Disclosing this at the signing of the Memorandum of Understanding (MoU) ceremony between Pinnacle Oil and Gas Limited and China Petroleum Technology Development Corporation (CPTDC), the Managing Director of the former, Mr. Peter Mbah, said the single buoy mooring project would gulp $250 million.
Mbah stated that the partnership with CPTDC and Lekki Free Trade Zone Company (LFTZC) Limited would lead to the development of the Nigerian downstream sector as the free zone provided a more convenient alternative to loading of oil products.
He explained that the single point mooring facility at LFZ would enable petroleum cargo vessels to anchor and discharge products via the network of undersea and onshore pipelines to respective tank farms.
He added that the under the MoU executed by LFTZC, his firm and CPTDC are expected to complete the $250 million SPM facility with over 11 kilometres of subsea and onshore pipeline network by December 2013 when many of the tank farms proposed for the zone would have also been completed.
“The Lekki Free Zone SPM could not have come at a better time than now that government is withdrawing subsidy on petrol. Considering that factors which impact on the product price like demurrage and littering of cargo-using small vessels to take products from bigger vessels that cannot dock at the jetty due to the shallow draught, would be eliminated; therefore reducing the landed cost of petroleum products quite considerably,” Mbah said.
Managing Director, LFTZCL, Mr. Chen Xiaoxing, noted the strategic importance and location of the free zone as the new economic hub for Nigeria.
most suitable alternative especially considering its location at the outskirts of Lagos and with proximity to the Ijebu Ode axis from where most trucks come to load petroleum products in Lagos.
He said the absence of mooring and discharge facilities at the Zone has denied oil and gas operators the opportunity to tap the benefits of LFZ, and explained that the SPM would address this challenge and enhance the position of the zone as major economic catalyst.
SPM is an offshore anchored loading buoy that serves as mooring point and interconnects to tankers loading or off-loading gas or fluid products.
Managing Director, CPTDC, Mr. John Cooper, said the MoU was in furtherance of the company’s commitment to the development of Nigerian downstream oil sector, especially working with indigenous oil and gas firms.

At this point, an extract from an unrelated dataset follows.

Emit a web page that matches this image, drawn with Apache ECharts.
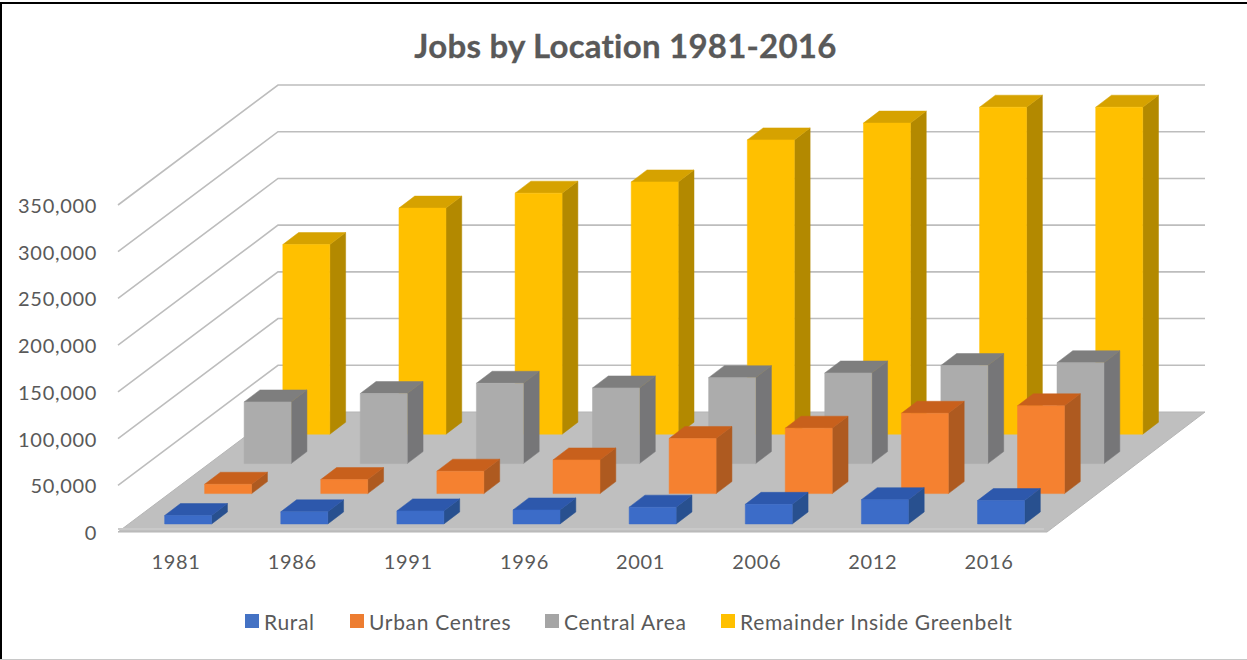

Cooper explained that Nigerian and Chinese firms should continue to explore opportunities to foster mutually beneficial interests expressing the readiness of his company to support the realization of the local content policy and full participation of Nigerian firms in the oil sector.
LFZ is a joint venture between a China Corporation, which holds 60 per cent stake, Lagos State Government and the Federal Government, which hold 20 per cent stake each. Conceived at the heart of Africa to connect the regional markets to the globe, LFZ aimed to dissolve obstacles and boundaries towards encouraging growth, sustainable development and creating a brighter future for the people.